Repeat every line of the listing below exactly, minus the pictures.

Collected data entries:
_ _ _

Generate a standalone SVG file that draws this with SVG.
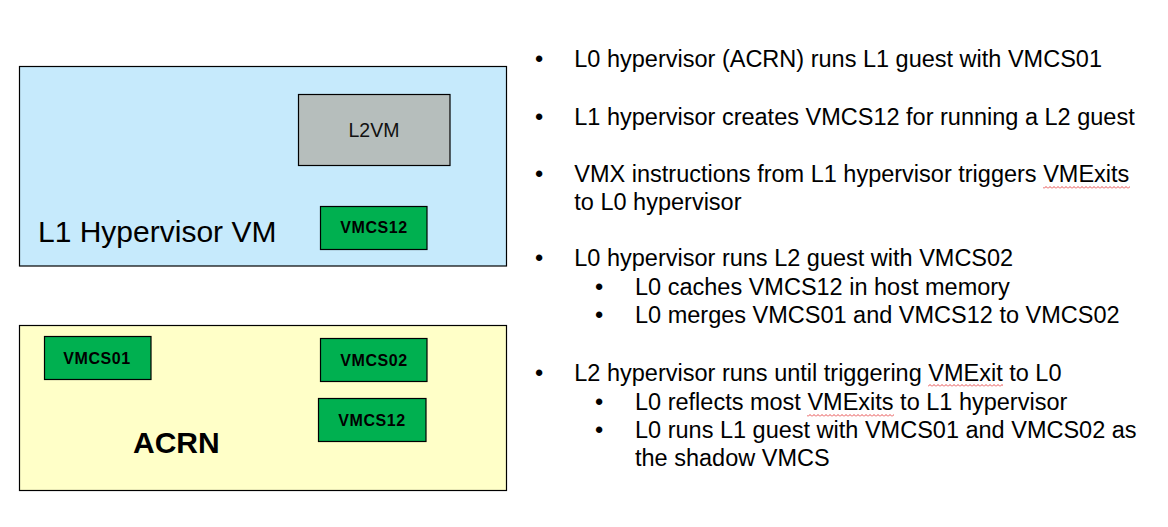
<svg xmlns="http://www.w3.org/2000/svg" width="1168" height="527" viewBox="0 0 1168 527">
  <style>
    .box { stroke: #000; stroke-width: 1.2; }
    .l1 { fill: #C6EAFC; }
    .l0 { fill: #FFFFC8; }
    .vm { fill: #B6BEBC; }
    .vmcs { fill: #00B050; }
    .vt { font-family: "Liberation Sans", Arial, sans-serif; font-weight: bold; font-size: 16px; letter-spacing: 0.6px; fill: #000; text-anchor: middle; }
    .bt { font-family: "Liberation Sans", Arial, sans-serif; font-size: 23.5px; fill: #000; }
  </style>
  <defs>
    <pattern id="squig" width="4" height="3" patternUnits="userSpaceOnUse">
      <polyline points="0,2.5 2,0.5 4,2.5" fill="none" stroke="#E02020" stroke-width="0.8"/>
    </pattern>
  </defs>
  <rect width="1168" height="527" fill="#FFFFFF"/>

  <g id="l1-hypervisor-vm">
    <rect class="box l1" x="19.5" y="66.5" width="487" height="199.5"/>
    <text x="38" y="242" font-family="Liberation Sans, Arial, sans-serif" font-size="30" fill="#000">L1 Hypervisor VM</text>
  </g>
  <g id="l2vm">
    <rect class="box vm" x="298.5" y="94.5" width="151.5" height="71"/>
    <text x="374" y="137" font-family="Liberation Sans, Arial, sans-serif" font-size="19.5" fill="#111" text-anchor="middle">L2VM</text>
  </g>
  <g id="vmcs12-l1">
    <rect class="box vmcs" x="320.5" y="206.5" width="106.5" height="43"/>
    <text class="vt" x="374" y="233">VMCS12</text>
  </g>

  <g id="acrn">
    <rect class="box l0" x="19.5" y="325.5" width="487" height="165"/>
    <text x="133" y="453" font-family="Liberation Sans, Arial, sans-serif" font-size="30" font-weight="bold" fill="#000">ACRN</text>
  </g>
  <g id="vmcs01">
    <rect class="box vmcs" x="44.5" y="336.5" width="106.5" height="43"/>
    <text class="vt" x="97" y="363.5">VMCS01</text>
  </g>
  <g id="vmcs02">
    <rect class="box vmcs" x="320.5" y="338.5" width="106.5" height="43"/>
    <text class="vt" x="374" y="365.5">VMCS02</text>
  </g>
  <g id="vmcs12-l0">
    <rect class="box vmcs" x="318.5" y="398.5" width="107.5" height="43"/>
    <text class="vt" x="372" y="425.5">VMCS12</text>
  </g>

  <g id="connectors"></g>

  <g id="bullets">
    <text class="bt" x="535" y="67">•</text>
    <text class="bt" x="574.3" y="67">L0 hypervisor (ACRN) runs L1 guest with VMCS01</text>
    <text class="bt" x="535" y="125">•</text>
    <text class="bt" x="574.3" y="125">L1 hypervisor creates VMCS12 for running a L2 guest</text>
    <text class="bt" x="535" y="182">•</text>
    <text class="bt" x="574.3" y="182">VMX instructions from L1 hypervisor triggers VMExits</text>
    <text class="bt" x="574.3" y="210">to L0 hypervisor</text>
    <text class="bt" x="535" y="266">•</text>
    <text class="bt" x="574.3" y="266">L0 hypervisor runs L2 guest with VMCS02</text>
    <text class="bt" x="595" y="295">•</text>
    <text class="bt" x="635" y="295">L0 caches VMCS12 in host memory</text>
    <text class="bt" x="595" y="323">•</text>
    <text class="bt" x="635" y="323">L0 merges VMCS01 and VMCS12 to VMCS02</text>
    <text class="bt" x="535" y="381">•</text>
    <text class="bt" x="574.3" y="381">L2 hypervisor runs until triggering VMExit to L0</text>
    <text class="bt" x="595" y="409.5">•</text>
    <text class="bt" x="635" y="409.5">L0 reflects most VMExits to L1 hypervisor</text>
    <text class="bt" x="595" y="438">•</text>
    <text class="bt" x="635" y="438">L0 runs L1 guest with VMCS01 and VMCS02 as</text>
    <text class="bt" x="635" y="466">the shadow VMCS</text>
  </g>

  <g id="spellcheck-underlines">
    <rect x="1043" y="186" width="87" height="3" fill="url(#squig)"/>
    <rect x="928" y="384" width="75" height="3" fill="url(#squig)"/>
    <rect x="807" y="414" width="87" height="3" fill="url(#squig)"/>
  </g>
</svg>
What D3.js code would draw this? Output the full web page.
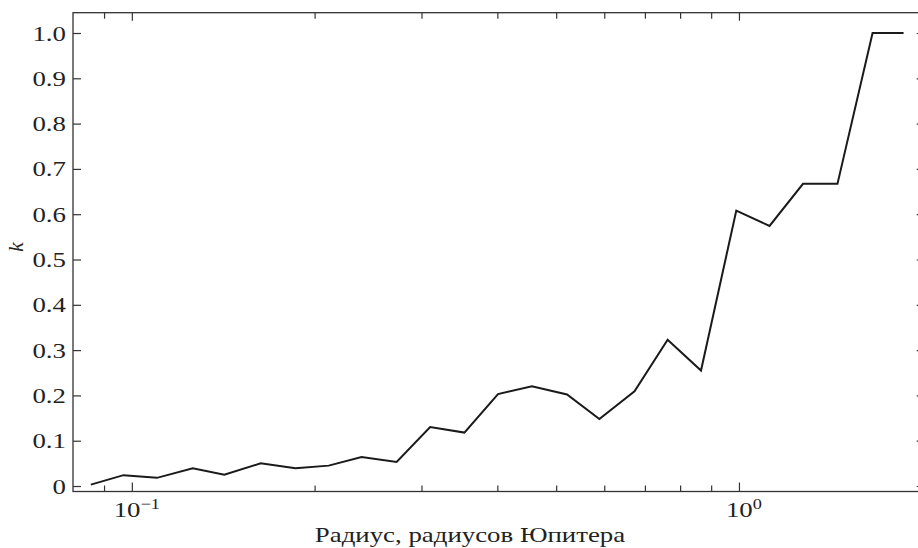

_ _ _

### Correct response
Generate a standalone SVG file that draws this with SVG.
<svg xmlns="http://www.w3.org/2000/svg" width="1168" height="527" viewBox="0 0 1168 527">
  <style>
    .box { stroke: #000; stroke-width: 1.2; }
    .l1 { fill: #C6EAFC; }
    .l0 { fill: #FFFFC8; }
    .vm { fill: #B6BEBC; }
    .vmcs { fill: #00B050; }
    .vt { font-family: "Liberation Sans", Arial, sans-serif; font-weight: bold; font-size: 16px; letter-spacing: 0.6px; fill: #000; text-anchor: middle; }
    .bt { font-family: "Liberation Sans", Arial, sans-serif; font-size: 23.5px; fill: #000; }
  </style>
  <defs>
    <pattern id="squig" width="4" height="3" patternUnits="userSpaceOnUse">
      <polyline points="0,2.5 2,0.5 4,2.5" fill="none" stroke="#E02020" stroke-width="0.8"/>
    </pattern>
  </defs>
  <rect width="1168" height="527" fill="#FFFFFF"/>

  <g id="l1-hypervisor-vm">
    <rect class="box l1" x="19.5" y="66.5" width="487" height="199.5"/>
    <text x="38" y="242" font-family="Liberation Sans, Arial, sans-serif" font-size="30" fill="#000">L1 Hypervisor VM</text>
  </g>
  <g id="l2vm">
    <rect class="box vm" x="298.5" y="94.5" width="151.5" height="71"/>
    <text x="374" y="137" font-family="Liberation Sans, Arial, sans-serif" font-size="19.5" fill="#111" text-anchor="middle">L2VM</text>
  </g>
  <g id="vmcs12-l1">
    <rect class="box vmcs" x="320.5" y="206.5" width="106.5" height="43"/>
    <text class="vt" x="374" y="233">VMCS12</text>
  </g>

  <g id="acrn">
    <rect class="box l0" x="19.5" y="325.5" width="487" height="165"/>
    <text x="133" y="453" font-family="Liberation Sans, Arial, sans-serif" font-size="30" font-weight="bold" fill="#000">ACRN</text>
  </g>
  <g id="vmcs01">
    <rect class="box vmcs" x="44.5" y="336.5" width="106.5" height="43"/>
    <text class="vt" x="97" y="363.5">VMCS01</text>
  </g>
  <g id="vmcs02">
    <rect class="box vmcs" x="320.5" y="338.5" width="106.5" height="43"/>
    <text class="vt" x="374" y="365.5">VMCS02</text>
  </g>
  <g id="vmcs12-l0">
    <rect class="box vmcs" x="318.5" y="398.5" width="107.5" height="43"/>
    <text class="vt" x="372" y="425.5">VMCS12</text>
  </g>

  <g id="connectors"></g>

  <g id="bullets">
    <text class="bt" x="535" y="67">•</text>
    <text class="bt" x="574.3" y="67">L0 hypervisor (ACRN) runs L1 guest with VMCS01</text>
    <text class="bt" x="535" y="125">•</text>
    <text class="bt" x="574.3" y="125">L1 hypervisor creates VMCS12 for running a L2 guest</text>
    <text class="bt" x="535" y="182">•</text>
    <text class="bt" x="574.3" y="182">VMX instructions from L1 hypervisor triggers VMExits</text>
    <text class="bt" x="574.3" y="210">to L0 hypervisor</text>
    <text class="bt" x="535" y="266">•</text>
    <text class="bt" x="574.3" y="266">L0 hypervisor runs L2 guest with VMCS02</text>
    <text class="bt" x="595" y="295">•</text>
    <text class="bt" x="635" y="295">L0 caches VMCS12 in host memory</text>
    <text class="bt" x="595" y="323">•</text>
    <text class="bt" x="635" y="323">L0 merges VMCS01 and VMCS12 to VMCS02</text>
    <text class="bt" x="535" y="381">•</text>
    <text class="bt" x="574.3" y="381">L2 hypervisor runs until triggering VMExit to L0</text>
    <text class="bt" x="595" y="409.5">•</text>
    <text class="bt" x="635" y="409.5">L0 reflects most VMExits to L1 hypervisor</text>
    <text class="bt" x="595" y="438">•</text>
    <text class="bt" x="635" y="438">L0 runs L1 guest with VMCS01 and VMCS02 as</text>
    <text class="bt" x="635" y="466">the shadow VMCS</text>
  </g>

  <g id="spellcheck-underlines">
    <rect x="1043" y="186" width="87" height="3" fill="url(#squig)"/>
    <rect x="928" y="384" width="75" height="3" fill="url(#squig)"/>
    <rect x="807" y="414" width="87" height="3" fill="url(#squig)"/>
  </g>
</svg>
What D3.js code would draw this? Output the full web page.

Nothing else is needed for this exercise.